Há quem diga que Zelensky não está interessado num segundo mandato
A Ucrânia pode ter esperança de entrar na UE?
A Ucrânia pode realisticamente esperar uma adesão rápida à UE. "A Turquia está a tentar entrar na UE há 30 anos. A eventual adesão da Ucrânia à NATO e à UE equivale à importação em pacote da guerra para território europeu, alerta Mouravitch.
A eventual entrada da Ucrânia na Europa dos 27 depende, fundamentalmente de sete critérios: reforma do Tribunal Constitucional; reforma do Alto Conselho de Justiça e da Comissão de Alta Qualificação de Juízes; programa anticorrupção; combate à lavagem de dinheiro; reforma anti-oligarcas; legislação em matéria de comunicação social e, por fim, legislação sobre minorias nacionais.
Em janeiro de 2023, devido à ausência do parecer da Comissão de Veneza, que a Ucrânia espera desde 2021, a reforma anti-oligarca permanecia ainda inalterada. Desde novembro de 2022, não houve avanços no combate à lavagem de dinheiro. Dos sete critérios, a par da reforma do Tribunal Constitucional, este é o que obtém a pontuação mais baixa.

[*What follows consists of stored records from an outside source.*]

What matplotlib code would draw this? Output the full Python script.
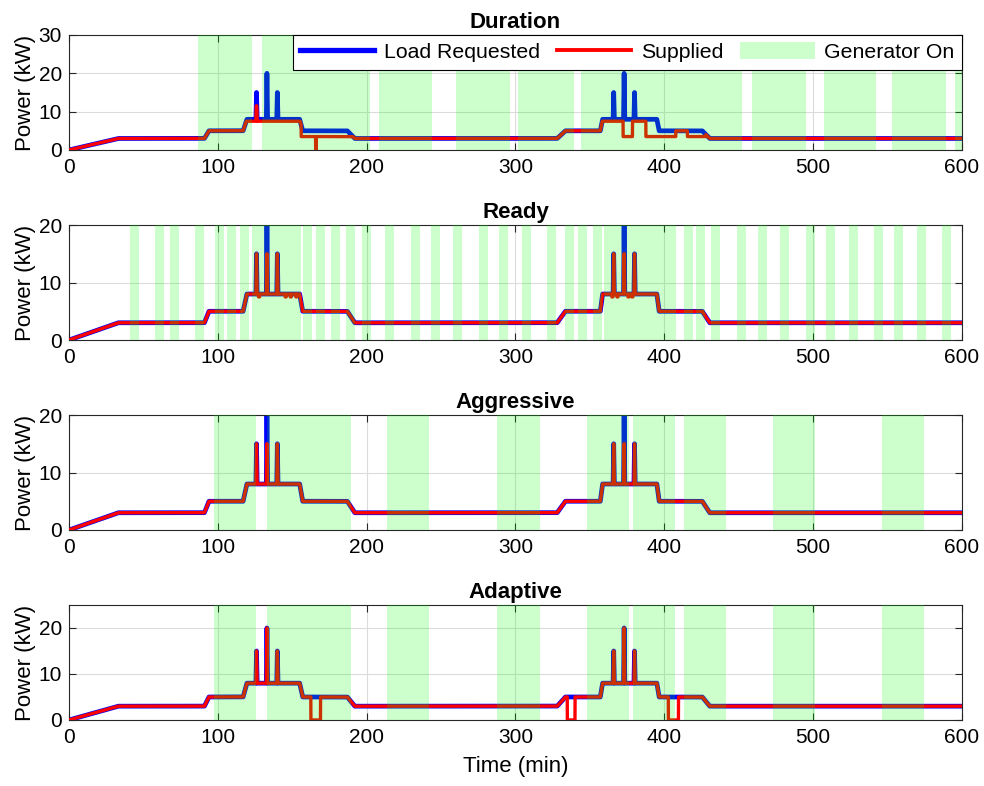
import numpy as np
import matplotlib
matplotlib.use("Agg")
import matplotlib.pyplot as plt
from matplotlib.patches import Patch
from matplotlib.lines import Line2D

plt.rcParams['font.family'] = ['Liberation Sans', 'DejaVu Sans']

# requested load profile, breakpoints (min, kW)
load_time = [0, 33, 91, 94, 117, 119.5, 155, 157, 187, 192,
             328, 333.5, 357, 358.5, 395, 396.5, 425.5, 430.5, 600]
load_kw = [0, 3, 3, 5, 5, 8, 8, 5, 5, 3,
           3, 5, 5, 8, 8, 5, 5, 3, 3]
spike_time = [126, 133, 140, 366, 373, 380]
spike_kw = [15, 20, 15, 15, 20, 15]

titles = ['Duration', 'Ready', 'Aggressive', 'Adaptive']
y_max = [30, 20, 20, 25]
y_ticks = [[0, 10, 20, 30], [0, 10, 20], [0, 10, 20], [0, 10, 20]]

# generator on intervals (min)
gen_duration = [(87, 123), (130, 202), (208, 244), (260, 296), (302, 339),
                (344, 452), (459, 495), (507, 542), (553, 589), (595, 600)]
gen_ready = [(41, 47), (57.8, 63.8), (67.9, 73.9), (84.7, 90.7), (98.1, 104.2),
             (105.9, 112), (114.9, 121), (122.8, 156.1), (157.5, 163.5),
             (166.2, 172), (176.1, 182.1), (186, 192), (196.7, 202.8),
             (212.4, 218.4), (229.8, 235.8), (243, 249.1), (258.3, 264.3),
             (275.5, 281.5), (288.9, 295), (304.2, 310.3), (321.4, 327.5),
             (333.3, 339.4), (342.3, 348.3), (352.2, 358), (359.5, 407.7),
             (413.3, 419.4), (421.6, 427.4), (431.7, 437.5), (449.1, 455.2),
             (463, 469.3), (477.8, 483.9), (495.1, 501.1), (508.7, 514.8),
             (524, 530), (541, 547), (554.6, 560.7), (569.9, 576), (586.9, 592.9)]
gen_aggressive = [(97.4, 125.4), (133.3, 189.3), (213.9, 241.9), (287.8, 316.5),
                  (347.9, 376.3), (379, 407.3), (413.3, 441.3), (473.3, 501.3),
                  (546.6, 574.6)]
gen_adaptive = [(97.4, 125.4), (133.3, 189.3), (213.9, 241.9), (287.8, 316.5),
                (347.9, 376.3), (379, 407.3), (413.3, 441.3), (473.3, 501.3),
                (546.6, 574.6)]

# supplied power limits (start, end, kW) and outages (start, end)
cap_duration = [(117, 125.6, 7.5), (125.6, 126.4, 11.5), (126.4, 156, 7.5),
                (156, 192, 3.5), (357, 372.3, 7.5), (372.3, 378.6, 3.5),
                (378.6, 387.6, 7.5), (387.6, 407.7, 3.5), (415.5, 428, 3.5)]
cap_ready = [(127.3, 128.1, 7.5), (132, 134, 15), (145.2, 146, 7.5),
             (148.6, 149.4, 7.5), (152.4, 153.2, 7.5), (364.7, 365.5, 7.5),
             (368.1, 368.9, 7.5), (372, 374, 15), (375.5, 376.3, 7.5),
             (378.1, 378.9, 7.5)]
cap_aggressive = [(132, 134, 15), (372, 374, 15)]
cap_adaptive = []
off_duration = [(165.7, 166.1)]
off_ready = []
off_aggressive = []
off_adaptive = [(162.5, 169), (334.8, 340), (402.7, 409.5)]

gens = [gen_duration, gen_ready, gen_aggressive, gen_adaptive]
caps = [cap_duration, cap_ready, cap_aggressive, cap_adaptive]
offs = [off_duration, off_ready, off_aggressive, off_adaptive]


def requested(t):
    vt = list(load_time)
    vy = list(load_kw)
    for ts, pk in zip(spike_time, spike_kw):
        base = np.interp(ts, load_time, load_kw)
        vt += [ts - 0.4, ts, ts + 0.4]
        vy += [base, pk, base]
    order = np.argsort(vt, kind='stable')
    return np.interp(t, np.array(vt)[order], np.array(vy)[order])


def supplied(t, load, cap, off):
    s = load.copy()
    for a, b, c in cap:
        m = (t >= a) & (t < b)
        s[m] = np.minimum(s[m], c)
    for a, b in off:
        s[(t >= a) & (t < b)] = 0
    return s


t = np.arange(0, 600.001, 0.02)
load = requested(t)

fig = plt.figure(figsize=(9.84, 7.86), dpi=100)
bottoms = [0.8092, 0.5674, 0.3257, 0.0840]

for i in range(4):
    ax = fig.add_axes([0.0701, bottoms[i], 0.9075, 0.1463])
    ax.plot(t, load, color=(0, 0, 1), lw=3.4, zorder=2)
    ax.plot(t, supplied(t, load, caps[i], offs[i]), color=(1, 0, 0), lw=2.4, zorder=3)
    for a, b in gens[i]:
        ax.axvspan(a, b, color=(0, 1, 0), alpha=0.2, lw=0, zorder=4)
    ax.set_xlim(0, 600)
    ax.set_ylim(0, y_max[i])
    ax.set_xticks(range(0, 601, 100))
    ax.set_yticks(y_ticks[i])
    ax.grid(True, color=(0.86, 0.86, 0.86), lw=0.8, zorder=0)
    ax.set_axisbelow(True)
    ax.tick_params(direction='in', top=True, right=True, labelsize=15,
                   length=5, width=0.8, color=(0.15, 0.15, 0.15))
    ax.tick_params(axis='x', pad=6)
    ax.tick_params(axis='y', pad=5)
    for sp in ax.spines.values():
        sp.set_color((0.15, 0.15, 0.15))
        sp.set_linewidth(0.8)
    ax.set_title(titles[i], fontsize=16, fontweight='bold', pad=5)
    ax.set_ylabel('Power (kW)', fontsize=16, labelpad=2)
    if i == 0:
        handles = [Line2D([], [], color=(0, 0, 1), lw=3.8),
                   Line2D([], [], color=(1, 0, 0), lw=2.8),
                   Patch(facecolor=(0.8, 1, 0.8), edgecolor='none')]
        leg = ax.legend(handles, ['Load Requested', 'Supplied', 'Generator On'],
                        loc='upper right', ncol=3, fontsize=15.3, frameon=True,
                        fancybox=False, framealpha=1, edgecolor='black',
                        borderaxespad=0, handlelength=3.5, handleheight=0.85,
                        handletextpad=0.45, columnspacing=0.8, borderpad=0.35)
        leg.get_frame().set_linewidth(0.8)
        leg.set_zorder(10)
    if i == 3:
        ax.set_xlabel('Time (min)', fontsize=16, labelpad=6)

fig.savefig('out.png', dpi=100)
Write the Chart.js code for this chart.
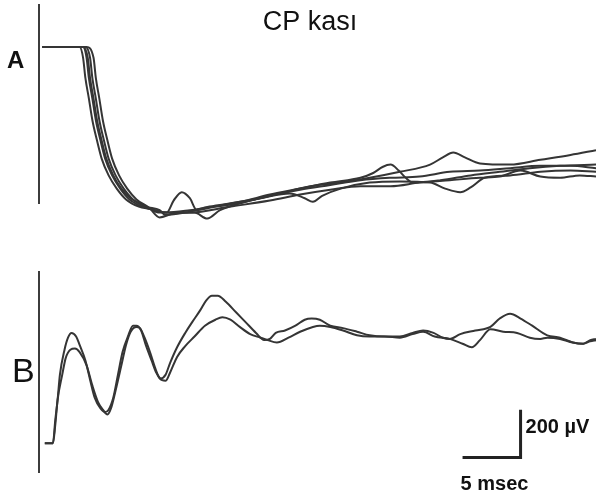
<!DOCTYPE html>
<html>
<head>
<meta charset="utf-8">
<script src="https://cdn.jsdelivr.net/npm/chart.js@4.4.1/dist/chart.umd.min.js"></script>
<style>
  html, body { margin: 0; padding: 0; background: #fff; }
  #wrap { position: relative; width: 596px; height: 501px; }
  canvas { position: absolute; left: 0; }
  #chartA { top: 0; }
  #chartB { top: 250px; }
</style>
</head>
<body>
<div id="wrap">
  <canvas id="chartA" width="596" height="250"></canvas>
  <canvas id="chartB" width="596" height="251"></canvas>
</div>
<script>
// time in msec, amplitude in µV  ->  [t, v]
const title = "CP kası";

// panel A: five superimposed traces
const traceA1 = [[0.3,0],[3.8,0],[4.1,-45],[4.3,-130],[4.6,-215],[4.9,-305],[5.3,-390],[5.7,-465],[6.3,-535],[7.0,-590],[7.8,-635],[8.9,-665],[10.0,-680],[11.0,-690],[11.6,-640],[12.3,-605],[13.0,-630],[13.6,-680],[14.7,-670],[17.3,-650],[19.9,-620],[22.5,-595],[25.1,-575],[27.7,-555],[30.3,-545],[32.8,-540],[35.4,-520],[38.0,-515],[40.6,-505],[43.2,-495],[45.8,-495],[48.0,-505]];
const traceA2 = [[0.3,0],[4.0,0],[4.4,-45],[4.6,-130],[4.9,-215],[5.2,-305],[5.6,-390],[6.0,-465],[6.6,-535],[7.3,-590],[8.1,-635],[9.2,-665],[10.4,-680],[10.9,-700],[12.6,-690],[14.7,-665],[17.3,-645],[19.9,-615],[22.5,-590],[25.1,-565],[27.7,-545],[28.8,-525],[29.6,-500],[30.3,-490],[31.0,-515],[31.6,-545],[32.2,-565],[34.6,-555],[37.2,-535],[39.7,-520],[42.3,-505],[44.9,-495],[48.0,-490]];
const traceA3 = [[0.3,0],[4.1,0],[4.7,-45],[4.9,-130],[5.2,-215],[5.5,-305],[5.9,-390],[6.3,-465],[6.9,-535],[7.6,-590],[8.4,-635],[9.5,-670],[10.4,-710],[11.5,-695],[13.4,-690],[14.5,-715],[15.6,-680],[18.2,-640],[20.8,-610],[23.4,-580],[26.0,-565],[28.5,-545],[31.1,-520],[33.7,-490],[34.8,-460],[35.7,-440],[36.7,-460],[38.0,-485],[40.6,-490],[43.2,-470],[45.8,-450],[48.0,-430]];
const traceA4 = [[0.3,0],[3.5,0],[3.8,-45],[4.0,-130],[4.3,-215],[4.6,-305],[5.0,-390],[5.4,-465],[6.0,-535],[6.7,-590],[7.5,-635],[8.6,-665],[9.6,-675],[10.9,-690],[13.0,-680],[15.6,-660],[19.1,-630],[21.6,-610],[22.9,-630],[23.6,-645],[24.4,-620],[26.0,-590],[28.5,-565],[31.1,-560],[33.7,-565],[35.0,-590],[36.3,-605],[37.2,-585],[38.4,-545],[40.6,-535],[43.2,-520],[45.8,-515],[48.0,-520]];
const traceA5 = [[0.3,0],[3.8,0],[4.2,-45],[4.4,-130],[4.7,-215],[5.0,-305],[5.4,-390],[5.8,-465],[6.4,-535],[7.1,-590],[7.9,-630],[9.0,-660],[9.4,-670],[10.4,-690],[13.0,-690],[16.5,-665],[19.9,-640],[22.5,-615],[25.1,-595],[27.7,-580],[30.3,-580],[32.8,-565],[35.4,-555],[38.0,-545],[39.7,-540],[41.5,-515],[43.2,-540],[44.9,-545],[46.6,-535],[48.0,-540]];

// panel B: two superimposed traces
const traceB1 = [[0.5,0],[1.2,0],[1.4,95],[1.6,180],[1.8,285],[2.2,390],[2.5,440],[2.8,460],[3.2,445],[3.5,410],[4.0,345],[4.4,265],[4.8,190],[5.3,145],[5.7,130],[6.0,140],[6.4,190],[6.8,285],[7.2,380],[7.7,450],[8.1,490],[8.4,490],[8.8,470],[9.2,410],[9.7,345],[10.1,295],[10.5,270],[10.9,285],[11.3,335],[11.9,400],[12.6,460],[13.2,505],[13.9,555],[14.4,595],[14.9,615],[15.4,615],[16.1,590],[17.0,545],[17.8,505],[18.7,460],[19.4,430],[19.9,435],[20.4,460],[21.2,470],[22.1,490],[22.9,515],[23.5,520],[24.2,515],[25.1,490],[26.2,480],[27.4,465],[28.5,450],[29.8,445],[31.1,445],[32.2,460],[33.1,470],[34.0,460],[34.8,440],[35.4,435],[36.3,455],[37.6,470],[38.9,485],[39.7,520],[40.6,540],[41.5,520],[42.5,490],[43.8,450],[44.9,440],[46.0,420],[46.9,415],[47.5,430],[48.0,435]];
const traceB2 = [[0.5,0],[1.2,0],[1.4,75],[1.6,180],[2.0,285],[2.3,355],[2.7,390],[3.1,395],[3.5,380],[4.1,325],[4.6,240],[5.1,170],[5.5,140],[5.9,120],[6.2,145],[6.6,220],[7.1,325],[7.5,410],[7.9,465],[8.4,485],[8.7,480],[9.1,440],[9.6,375],[10.0,315],[10.4,270],[10.9,260],[11.3,295],[11.9,360],[12.6,405],[13.4,445],[14.3,490],[15.2,515],[15.8,525],[16.5,515],[17.3,485],[18.2,455],[19.1,440],[19.7,430],[20.5,420],[21.5,440],[22.5,465],[23.6,485],[24.2,490],[25.1,485],[26.2,470],[27.4,450],[28.5,445],[29.8,445],[31.1,440],[32.2,455],[33.1,465],[34.1,445],[35.4,435],[36.5,415],[37.3,400],[38.0,430],[38.9,475],[40.0,465],[41.2,460],[42.3,440],[43.2,435],[43.8,440],[44.9,435],[46.0,420],[46.9,415],[47.5,425],[48.0,430]];

// calibration bar
const barMs = 5;
const barUv = 200;
const barCorner = [41.5, -60];

const traceColor = "#353535";

function traceSet(data) {
  return {
    data: data,
    borderColor: traceColor,
    borderWidth: 2,
    pointRadius: 0,
    fill: false,
    cubicInterpolationMode: "monotone",
    clip: false
  };
}

function yAxis(min, max) {
  return {
    min: min,
    max: max,
    ticks: { display: false },
    grid: { display: false, drawTicks: false },
    border: { display: true, color: "#3c3c3c", width: 2 },
    afterFit: s => { s.width = 0; }
  };
}

const xAxis = { type: "linear", min: 0, max: 48, display: false };

const labelsA = {
  id: "labelsA",
  afterDraw(chart) {
    const ctx = chart.ctx;
    ctx.save();
    ctx.fillStyle = "#111";
    ctx.textBaseline = "alphabetic";
    ctx.font = "27px 'Liberation Sans Narrow', 'Liberation Sans', sans-serif";
    ctx.textAlign = "center";
    ctx.fillText(title, 310, 30);
    ctx.textAlign = "left";
    ctx.font = "bold 24px 'Liberation Sans', sans-serif";
    ctx.fillText("A", 7, 68);
    ctx.restore();
  }
};

const labelsB = {
  id: "labelsB",
  afterDraw(chart) {
    const ctx = chart.ctx;
    const xs = chart.scales.x, ys = chart.scales.y;
    const cx = xs.getPixelForValue(barCorner[0]);
    const cy = ys.getPixelForValue(barCorner[1]);
    const topY = ys.getPixelForValue(barCorner[1] + barUv);
    const leftX = xs.getPixelForValue(barCorner[0] - barMs);
    ctx.save();
    ctx.fillStyle = "#111";
    ctx.textAlign = "left";
    ctx.textBaseline = "alphabetic";
    ctx.font = "34px 'Liberation Sans Narrow', 'Liberation Sans', sans-serif";
    ctx.fillText("B", 12, 132);
    ctx.font = "bold 20px 'Liberation Sans', sans-serif";
    ctx.fillText(barUv + " µV", cx + 5, topY + 23);
    ctx.fillText(barMs + " msec", leftX - 2, cy + 32);
    ctx.restore();
  }
};

const common = {
  responsive: false,
  animation: false,
  devicePixelRatio: 1,
  events: [],
  plugins: { legend: { display: false }, tooltip: { enabled: false } }
};

new Chart(document.getElementById("chartA").getContext("2d"), {
  type: "line",
  data: { datasets: [traceA1, traceA2, traceA3, traceA4, traceA5].map(traceSet) },
  options: Object.assign({}, common, {
    layout: { padding: { left: 39, top: 5, right: 0, bottom: 47 } },
    scales: { x: xAxis, y: yAxis(-650, 175) }
  }),
  plugins: [labelsA]
});

const barData = [
  [barCorner[0] - barMs, barCorner[1]],
  [barCorner[0], barCorner[1]],
  [barCorner[0], barCorner[1] + barUv]
];

new Chart(document.getElementById("chartB").getContext("2d"), {
  type: "line",
  data: {
    datasets: [traceB1, traceB2].map(traceSet).concat([{
      data: barData,
      borderColor: "#222",
      borderWidth: 3,
      pointRadius: 0,
      fill: false,
      tension: 0,
      borderJoinStyle: "miter",
      borderCapStyle: "butt",
      clip: false
    }])
  },
  options: Object.assign({}, common, {
    layout: { padding: { left: 39, top: 22, right: 0, bottom: 29 } },
    scales: { x: xAxis, y: yAxis(-120, 714) }
  }),
  plugins: [labelsB]
});
</script>
</body>
</html>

"A questão da corrupção é sobrestimada. Veja-se quantos oligarcas russos vivem no Ocidente. O nosso caso tem muito menos escala. O Estado é muito mais transparente do que era. O acesso à UE tem a ver com as reformas. A entrada de Portugal demorou pouco mais de dez anos e nós já estamos no nono. Há um acordo especial com a UE e acho que há uma vontade europeia de integrar o nosso país", considera Yermolenko. "Como é que Leyen vai acabar com os oligarcas? Como é que um país com fraquíssimo parlamentarismo vai integrar a UE?", contrapõe o jornalista russo.